(Figure scripts)
★ ★ ★ ★

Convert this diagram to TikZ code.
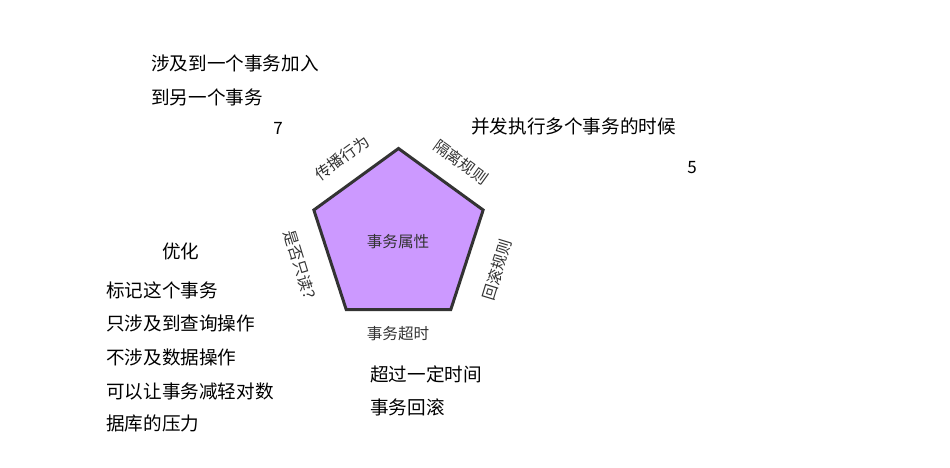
\documentclass[tikz,border=0pt]{standalone}
\usepackage{fontspec}
\setmainfont{Noto Sans CJK SC}
\usetikzlibrary{shapes.geometric}
\definecolor{pfill}{HTML}{CC99FF}
\definecolor{pline}{HTML}{333333}
\begin{document}
\begin{tikzpicture}[x=1pt,y=-1pt,
  note/.style={anchor=west,inner sep=0pt,font=\fontsize{18.6}{20}\selectfont,text=black},
  edgelbl/.style={inner sep=0pt,font=\fontsize{15.6}{17}\selectfont,text=pline},
  num/.style={inner sep=0pt,font=\fontsize{17}{18}\selectfont,text=black}]
\useasboundingbox (0,0) rectangle (950,467);
\node[regular polygon,regular polygon sides=5,minimum size=178pt,inner sep=0pt,
  fill=pfill,draw=pline,line width=3pt,line join=miter] (pent) at (398.5,237.5) {};
\node[edgelbl] (center) at (398,242) {事务属性};
\node[edgelbl,rotate=36] (prop) at (342,158) {传播行为};
\node[edgelbl,rotate=-36] (iso) at (461,162) {隔离规则};
\node[edgelbl,rotate=73] (roll) at (497,270) {回滚规则};
\node[edgelbl,rotate=-73] (ro) at (301,268) {是否只读？};
\node[edgelbl] (tout) at (398,334) {事务超时};
\node[note] (t1) at (151,63) {涉及到一个事务加入};
\node[note] (t2) at (151,97) {到另一个事务};
\node[num] (n7) at (278,128) {7};
\node[note] (t3) at (471,126) {并发执行多个事务的时候};
\node[num] (n5) at (692,168) {5};
\node[note] (t4) at (162,251) {优化};
\node[note] (t5) at (106,290) {标记这个事务};
\node[note] (t6) at (106,323) {只涉及到查询操作};
\node[note] (t7) at (106,357) {不涉及数据操作};
\node[note] (t8) at (106,391) {可以让事务减轻对数};
\node[note] (t9) at (106,423) {据库的压力};
\node[note] (t10) at (370,374) {超过一定时间};
\node[note] (t11) at (370,407) {事务回滚};
\end{tikzpicture}
\end{document}
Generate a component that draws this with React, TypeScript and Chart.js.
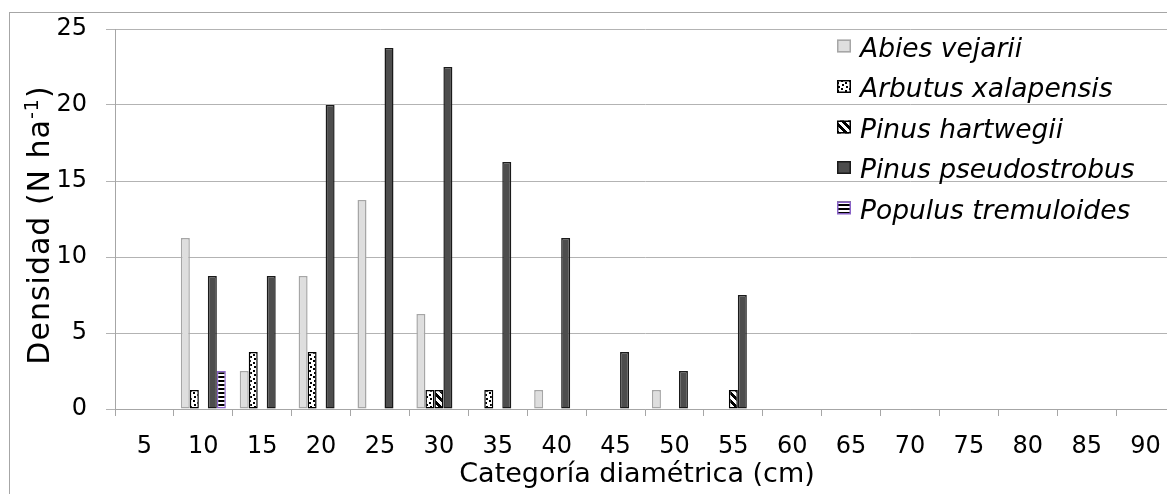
import { useEffect, useRef } from 'react';
import { Chart, registerables } from 'chart.js';

Chart.register(...registerables);

const categories = ['5', '10', '15', '20', '25', '30', '35', '40', '45', '50', '55', '60', '65', '70', '75', '80', '85', '90'];
const seriesNames = ['Abies vejarii', 'Arbutus xalapensis', 'Pinus hartwegii', 'Pinus pseudostrobus', 'Populus tremuloides'];
const abiesVejarii = [null, 11.25, 2.5, 8.75, 13.75, 6.25, null, 1.25, null, 1.25, null, null, null, null, null, null, null, null];
const arbutusXalapensis = [null, 1.25, 3.75, 3.75, null, 1.25, 1.25, null, null, null, null, null, null, null, null, null, null, null];
const pinusHartwegii = [null, null, null, null, null, 1.25, null, null, null, null, 1.25, null, null, null, null, null, null, null];
const pinusPseudostrobus = [null, 8.75, 8.75, 20, 23.75, 22.5, 16.25, 11.25, 3.75, 2.5, 7.5, null, null, null, null, null, null, null];
const populusTremuloides = [null, 2.5, null, null, null, null, null, null, null, null, null, null, null, null, null, null, null, null];
const yTicks = [0, 5, 10, 15, 20, 25];
const xTitle = 'Categoría diamétrica (cm)';
const yTitleMain = 'Densidad (N ha';
const yTitleSup = '-1';
const yTitleEnd = ')';

const FONT = '"DejaVu Sans", Verdana, sans-serif';

function makePattern(size: number, draw: (c: CanvasRenderingContext2D) => void): CanvasPattern | string {
  const cv = document.createElement('canvas');
  cv.width = size;
  cv.height = size;
  const c = cv.getContext('2d');
  if (!c) return '#ffffff';
  c.fillStyle = '#ffffff';
  c.fillRect(0, 0, size, size);
  c.fillStyle = '#000000';
  draw(c);
  return c.createPattern(cv, 'repeat') || '#ffffff';
}

export default function App() {
  const canvasRef = useRef<HTMLCanvasElement | null>(null);

  useEffect(() => {
    const canvas = canvasRef.current;
    if (!canvas) return;

    const confetti = makePattern(8, (c) => {
      c.fillRect(1, 0, 2, 2);
      c.fillRect(5, 2, 2, 2);
      c.fillRect(2, 4, 2, 2);
      c.fillRect(6, 6, 2, 2);
    });
    const diagonal = makePattern(8, (c) => {
      for (let y = 0; y < 8; y++) {
        for (let k = 0; k < 4; k++) {
          c.fillRect((y + k) % 8, y, 1, 1);
        }
      }
    });
    const hstripes = makePattern(4, (c) => {
      c.fillRect(0, 0, 4, 2);
    });

    const fills = ['#dedede', confetti, diagonal, '#4d4d4d', hstripes];
    const borders = ['#a6a6a6', '#000000', '#000000', '#1a1a1a', '#8a63c8'];
    const values = [abiesVejarii, arbutusXalapensis, pinusHartwegii, pinusPseudostrobus, populusTremuloides];

    const titlesPlugin = {
      id: 'titles',
      afterDraw(chart: any) {
        const ctx = chart.ctx;
        const area = chart.chartArea;
        ctx.save();
        ctx.fillStyle = '#000000';
        ctx.font = '27px ' + FONT;
        ctx.textAlign = 'center';
        ctx.textBaseline = 'alphabetic';
        ctx.fillText(xTitle, 637, 482);
        const mainFont = '30px ' + FONT;
        const supFont = '19px ' + FONT;
        try {
          ctx.letterSpacing = '1px';
        } catch (e) {
          /* ignore */
        }
        ctx.font = mainFont;
        const w1 = ctx.measureText(yTitleMain).width;
        const w3 = ctx.measureText(yTitleEnd).width;
        ctx.font = supFont;
        const w2 = ctx.measureText(yTitleSup).width;
        const total = w1 + w2 + w3;
        const cx = 49;
        const cy = (area.top + area.bottom) / 2 + 6;
        ctx.translate(cx, cy);
        ctx.rotate(-Math.PI / 2);
        ctx.textAlign = 'left';
        let x = -total / 2;
        ctx.font = mainFont;
        ctx.fillText(yTitleMain, x, 0);
        x += w1;
        ctx.font = supFont;
        ctx.fillText(yTitleSup, x, -11);
        x += w2;
        ctx.font = mainFont;
        ctx.fillText(yTitleEnd, x, 0);
        ctx.restore();
      },
    };

    const legendPlugin = {
      id: 'insideLegend',
      afterDraw(chart: any) {
        const ctx = chart.ctx;
        ctx.save();
        const x0 = 837;
        const y0 = 46;
        const step = 40.5;
        chart.data.datasets.forEach((ds: any, i: number) => {
          const cy = y0 + i * step;
          ctx.fillStyle = ds.backgroundColor;
          ctx.fillRect(x0, cy - 6.5, 14, 13);
          ctx.strokeStyle = ds.borderColor;
          ctx.lineWidth = 1.5;
          ctx.strokeRect(x0 + 0.75, cy - 5.75, 12.5, 11.5);
          ctx.fillStyle = '#000000';
          ctx.font = 'italic 26.5px ' + FONT;
          ctx.textBaseline = 'alphabetic';
          ctx.textAlign = 'left';
          ctx.fillText(ds.label, 860, cy + 10.5);
        });
        ctx.restore();
      },
    };

    const chart = new Chart(canvas, {
      type: 'bar',
      data: {
        labels: categories,
        datasets: seriesNames.map((name, i) => ({
          label: name,
          data: values[i],
          backgroundColor: fills[i] as any,
          borderColor: borders[i],
          borderWidth: 1.5,
          borderSkipped: false,
          categoryPercentage: 0.764,
          barPercentage: 1.0,
        })),
      },
      options: {
        responsive: false,
        animation: false,
        devicePixelRatio: 1,
        layout: { padding: { left: 0, top: 29, right: 15, bottom: 0 } },
        plugins: {
          legend: { display: false },
          tooltip: { enabled: false },
        },
        scales: {
          x: {
            offset: true,
            grid: {
              offset: true,
              drawOnChartArea: false,
              drawTicks: true,
              tickLength: 7,
              color: '#a6a6a6',
              lineWidth: 1,
            },
            border: { display: true, color: '#a6a6a6', width: 1 },
            ticks: {
              color: '#000000',
              font: { family: FONT, size: 24 },
              padding: 16,
              maxRotation: 0,
              autoSkip: false,
            },
            afterFit(scale: any) {
              scale.height = 85;
              scale.paddingLeft = 0;
              scale.paddingRight = 0;
            },
          },
          y: {
            min: 0,
            max: 25,
            afterBuildTicks(scale: any) {
              scale.ticks = yTicks.map((v) => ({ value: v }));
            },
            grid: {
              color: '#b3b3b3',
              lineWidth: 1,
              tickLength: 9,
            },
            border: { display: true, color: '#a6a6a6', width: 1 },
            ticks: {
              color: '#000000',
              font: { family: FONT, size: 24 },
              padding: 19,
            },
            afterFit(scale: any) {
              scale.width = 115;
              scale.paddingTop = 0;
              scale.paddingBottom = 0;
            },
          },
        },
      },
      plugins: [titlesPlugin, legendPlugin],
    });

    return () => {
      chart.destroy();
    };
  }, []);

  return (
    <div style={{ position: 'fixed', left: 0, top: 0, width: 1167, height: 494, overflow: 'hidden', background: '#ffffff' }}>
      <canvas ref={canvasRef} width={1190} height={494} style={{ display: 'block', position: 'absolute', left: 0, top: 0 }} />
      <div
        style={{
          position: 'absolute',
          left: 9,
          top: 12,
          width: 2000,
          height: 2000,
          borderLeft: '1px solid #a6a6a6',
          borderTop: '1px solid #a6a6a6',
          pointerEvents: 'none',
        }}
      />
    </div>
  );
}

★ ★ ★ ★

**To do**
From the entries above, extract every line where the word "this" appears.

**Reply to the exercise**
Convert this diagram to TikZ code.
Generate a component that draws this with React, TypeScript and Chart.js.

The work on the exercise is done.